Treble: Treble is very well extended and it just sounds effortless. The Stealth has the ability to render the treble with such smoothness while keeping a detailed sound. It’s such an easy listen, and I can see myself listening to these for long periods of time. Sparkle is quite satisfying too. I ended up listening to quite a lot more Jazz tracks because of this. Cymbals and Hi-hats just sounded so beautiful on these headphones that I couldn’t stop focusing on them.

Staging/Imaging: Am I really listening to a closed-back headphone? The Stealth sounds sooo open! The stage just sounds enormous. I don’t know what kind of sorcery Dan Clark has done to achieve this, but my lord is it mind-blowing. Imaging technicalities are also superb. The instrument placement and separation on such a grand stage is brilliant. I really need to have another session with the Stealth and compare it to other closed and open-back cans at the shop.

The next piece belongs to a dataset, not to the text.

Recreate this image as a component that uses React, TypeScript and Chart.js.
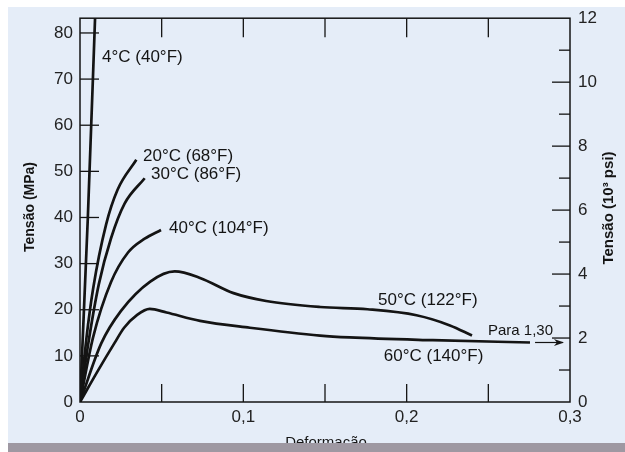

Needless to say, I was thoroughly impressed by the Stealth’s performance that I totally forgot about its price (5200CAD)... Ultimately, it’s still a very expensive item and it’s really hard to say if it’s worth every penny. But with the amount of enjoyment I received while listening to it for just an hour, it was completely worth it for me. Now, as hard as it is to say, I may really need to move some stuff in my collection to afford one...

I’m hoping to get a chance to properly review the Stealth at the comfort of my home and to take photos of it in my home studio as well. We’ll see if that would ever happen (laughs)

I hope you guys liked my “quick” initial impressions of the Stealth.

Until the next review!

I've owned AFCs, now A2N, and love them dearly...a massive improvement over the AFC. That said, the feature in the Stealth I keep fixating on oddly is the elastic suspension strap mechanism, which seems like such a QoL improvement! I hope this doesn't trickle down into the rest of the Aeon lineup, otherwise ill have to do yet another Aeon upgrade haha.
Yes, I'm sure Audeze will also follow suit with an "elastic suspension strap mechanism" soon enough.....
I can't imagine someone wanting more bass. These match my TH900 in bass which are already close to being bass cannons. Maybe the amp wasn't quite powerful enough? I drive mine with a Topping A90D which has a ton of power and I have to turn it up quite a bit.